— Source data —
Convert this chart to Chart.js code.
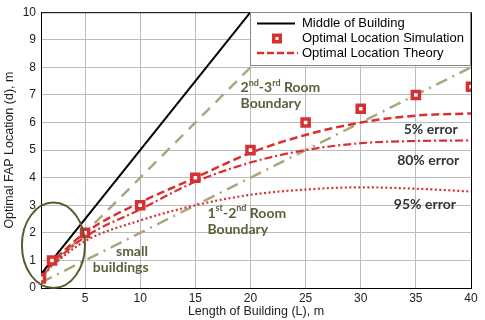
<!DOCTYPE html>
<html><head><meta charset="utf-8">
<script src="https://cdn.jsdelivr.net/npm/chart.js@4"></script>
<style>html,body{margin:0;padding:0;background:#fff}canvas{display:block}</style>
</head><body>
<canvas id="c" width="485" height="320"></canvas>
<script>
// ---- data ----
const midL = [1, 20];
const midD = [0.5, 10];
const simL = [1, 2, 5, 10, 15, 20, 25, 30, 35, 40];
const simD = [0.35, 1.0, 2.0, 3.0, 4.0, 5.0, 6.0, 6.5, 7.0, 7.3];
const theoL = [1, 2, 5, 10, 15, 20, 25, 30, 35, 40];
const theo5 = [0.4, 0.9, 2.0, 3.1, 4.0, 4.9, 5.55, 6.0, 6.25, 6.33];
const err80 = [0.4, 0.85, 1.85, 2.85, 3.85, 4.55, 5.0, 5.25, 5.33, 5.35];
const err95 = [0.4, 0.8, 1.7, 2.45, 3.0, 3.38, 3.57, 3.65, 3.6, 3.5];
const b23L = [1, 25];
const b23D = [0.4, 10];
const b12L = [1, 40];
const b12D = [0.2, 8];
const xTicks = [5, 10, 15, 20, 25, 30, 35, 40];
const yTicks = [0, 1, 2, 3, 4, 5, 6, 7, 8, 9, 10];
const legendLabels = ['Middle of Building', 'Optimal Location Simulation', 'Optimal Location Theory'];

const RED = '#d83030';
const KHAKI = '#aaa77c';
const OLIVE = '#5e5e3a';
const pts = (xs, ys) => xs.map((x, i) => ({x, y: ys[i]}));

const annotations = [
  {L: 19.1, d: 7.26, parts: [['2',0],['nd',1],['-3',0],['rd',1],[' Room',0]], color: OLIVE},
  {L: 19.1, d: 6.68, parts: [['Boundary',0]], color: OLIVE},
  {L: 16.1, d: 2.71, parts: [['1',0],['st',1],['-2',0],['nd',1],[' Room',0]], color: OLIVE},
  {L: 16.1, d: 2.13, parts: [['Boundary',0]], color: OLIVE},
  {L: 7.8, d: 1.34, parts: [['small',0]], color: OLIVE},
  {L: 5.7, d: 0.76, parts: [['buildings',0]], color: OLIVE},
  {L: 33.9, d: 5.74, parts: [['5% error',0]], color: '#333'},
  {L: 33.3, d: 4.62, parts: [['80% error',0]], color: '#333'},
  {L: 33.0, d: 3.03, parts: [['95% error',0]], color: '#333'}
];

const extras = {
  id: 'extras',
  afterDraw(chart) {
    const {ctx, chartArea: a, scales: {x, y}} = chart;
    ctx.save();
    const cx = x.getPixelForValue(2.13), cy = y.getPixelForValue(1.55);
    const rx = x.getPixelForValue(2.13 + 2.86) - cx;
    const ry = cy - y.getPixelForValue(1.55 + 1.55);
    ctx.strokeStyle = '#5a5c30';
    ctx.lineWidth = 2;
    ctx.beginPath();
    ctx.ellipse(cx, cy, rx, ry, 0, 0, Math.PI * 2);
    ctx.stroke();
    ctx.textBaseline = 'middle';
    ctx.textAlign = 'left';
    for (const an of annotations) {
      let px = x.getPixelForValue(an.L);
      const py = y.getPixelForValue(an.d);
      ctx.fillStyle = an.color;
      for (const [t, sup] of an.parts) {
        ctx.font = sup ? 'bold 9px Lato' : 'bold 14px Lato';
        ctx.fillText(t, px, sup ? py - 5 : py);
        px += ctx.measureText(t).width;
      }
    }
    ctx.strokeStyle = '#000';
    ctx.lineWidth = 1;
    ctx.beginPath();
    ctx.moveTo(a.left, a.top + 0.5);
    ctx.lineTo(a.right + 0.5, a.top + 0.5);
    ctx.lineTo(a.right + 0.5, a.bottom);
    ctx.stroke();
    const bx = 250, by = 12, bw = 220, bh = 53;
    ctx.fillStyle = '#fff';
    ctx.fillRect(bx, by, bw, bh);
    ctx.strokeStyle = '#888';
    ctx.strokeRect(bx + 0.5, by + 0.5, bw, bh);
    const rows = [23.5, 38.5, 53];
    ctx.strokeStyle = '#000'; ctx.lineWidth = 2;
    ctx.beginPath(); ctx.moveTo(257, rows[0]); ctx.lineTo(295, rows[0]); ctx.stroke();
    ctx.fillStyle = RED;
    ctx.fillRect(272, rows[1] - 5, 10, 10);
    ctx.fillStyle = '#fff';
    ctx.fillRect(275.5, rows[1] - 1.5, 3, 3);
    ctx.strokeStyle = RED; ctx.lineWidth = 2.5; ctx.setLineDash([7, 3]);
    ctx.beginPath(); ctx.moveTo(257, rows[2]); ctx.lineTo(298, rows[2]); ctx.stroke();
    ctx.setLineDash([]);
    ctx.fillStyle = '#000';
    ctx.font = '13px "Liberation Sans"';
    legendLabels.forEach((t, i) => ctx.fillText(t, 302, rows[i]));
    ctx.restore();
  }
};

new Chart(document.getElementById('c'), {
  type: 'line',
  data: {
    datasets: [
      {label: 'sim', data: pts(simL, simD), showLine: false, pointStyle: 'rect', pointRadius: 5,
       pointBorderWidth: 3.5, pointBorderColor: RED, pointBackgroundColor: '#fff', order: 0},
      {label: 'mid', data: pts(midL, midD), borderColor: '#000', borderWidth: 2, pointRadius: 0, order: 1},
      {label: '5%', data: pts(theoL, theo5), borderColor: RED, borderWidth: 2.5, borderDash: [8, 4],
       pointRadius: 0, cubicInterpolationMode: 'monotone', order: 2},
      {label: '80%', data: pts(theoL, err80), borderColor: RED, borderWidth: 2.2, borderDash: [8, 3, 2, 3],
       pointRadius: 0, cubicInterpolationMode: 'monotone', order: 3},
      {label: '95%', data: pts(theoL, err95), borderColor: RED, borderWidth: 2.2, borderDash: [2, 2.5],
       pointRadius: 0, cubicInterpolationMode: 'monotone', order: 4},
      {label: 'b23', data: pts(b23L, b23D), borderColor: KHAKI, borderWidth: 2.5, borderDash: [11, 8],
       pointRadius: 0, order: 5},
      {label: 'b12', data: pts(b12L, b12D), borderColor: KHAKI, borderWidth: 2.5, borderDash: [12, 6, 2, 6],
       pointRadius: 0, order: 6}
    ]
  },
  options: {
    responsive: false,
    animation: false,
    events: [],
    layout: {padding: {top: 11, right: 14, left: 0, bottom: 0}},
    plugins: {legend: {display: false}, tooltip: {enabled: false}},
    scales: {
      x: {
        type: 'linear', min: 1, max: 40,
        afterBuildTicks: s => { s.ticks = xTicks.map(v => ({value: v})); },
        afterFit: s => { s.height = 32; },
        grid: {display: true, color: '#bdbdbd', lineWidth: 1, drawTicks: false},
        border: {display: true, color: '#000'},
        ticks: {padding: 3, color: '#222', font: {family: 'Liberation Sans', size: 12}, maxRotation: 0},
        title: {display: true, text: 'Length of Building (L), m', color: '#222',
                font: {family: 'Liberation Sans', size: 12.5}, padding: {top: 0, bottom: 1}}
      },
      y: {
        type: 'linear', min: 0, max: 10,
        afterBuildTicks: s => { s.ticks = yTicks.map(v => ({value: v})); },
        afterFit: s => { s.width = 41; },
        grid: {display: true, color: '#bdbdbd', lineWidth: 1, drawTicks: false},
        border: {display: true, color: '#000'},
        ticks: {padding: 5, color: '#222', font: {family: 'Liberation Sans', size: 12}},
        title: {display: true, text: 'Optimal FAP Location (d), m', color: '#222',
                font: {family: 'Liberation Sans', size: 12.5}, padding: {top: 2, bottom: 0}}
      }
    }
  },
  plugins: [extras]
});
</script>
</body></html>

— Aim —
Exactly as written, please give again the lines from the beginning of the listing through the line containing "const pts = (xs, ys)", inclusive, without any pictures.

— Exercise output —
Convert this chart to Chart.js code.
<!DOCTYPE html>
<html><head><meta charset="utf-8">
<script src="https://cdn.jsdelivr.net/npm/chart.js@4"></script>
<style>html,body{margin:0;padding:0;background:#fff}canvas{display:block}</style>
</head><body>
<canvas id="c" width="485" height="320"></canvas>
<script>
// ---- data ----
const midL = [1, 20];
const midD = [0.5, 10];
const simL = [1, 2, 5, 10, 15, 20, 25, 30, 35, 40];
const simD = [0.35, 1.0, 2.0, 3.0, 4.0, 5.0, 6.0, 6.5, 7.0, 7.3];
const theoL = [1, 2, 5, 10, 15, 20, 25, 30, 35, 40];
const theo5 = [0.4, 0.9, 2.0, 3.1, 4.0, 4.9, 5.55, 6.0, 6.25, 6.33];
const err80 = [0.4, 0.85, 1.85, 2.85, 3.85, 4.55, 5.0, 5.25, 5.33, 5.35];
const err95 = [0.4, 0.8, 1.7, 2.45, 3.0, 3.38, 3.57, 3.65, 3.6, 3.5];
const b23L = [1, 25];
const b23D = [0.4, 10];
const b12L = [1, 40];
const b12D = [0.2, 8];
const xTicks = [5, 10, 15, 20, 25, 30, 35, 40];
const yTicks = [0, 1, 2, 3, 4, 5, 6, 7, 8, 9, 10];
const legendLabels = ['Middle of Building', 'Optimal Location Simulation', 'Optimal Location Theory'];

const RED = '#d83030';
const KHAKI = '#aaa77c';
const OLIVE = '#5e5e3a';
const pts = (xs, ys) => xs.map((x, i) => ({x, y: ys[i]}));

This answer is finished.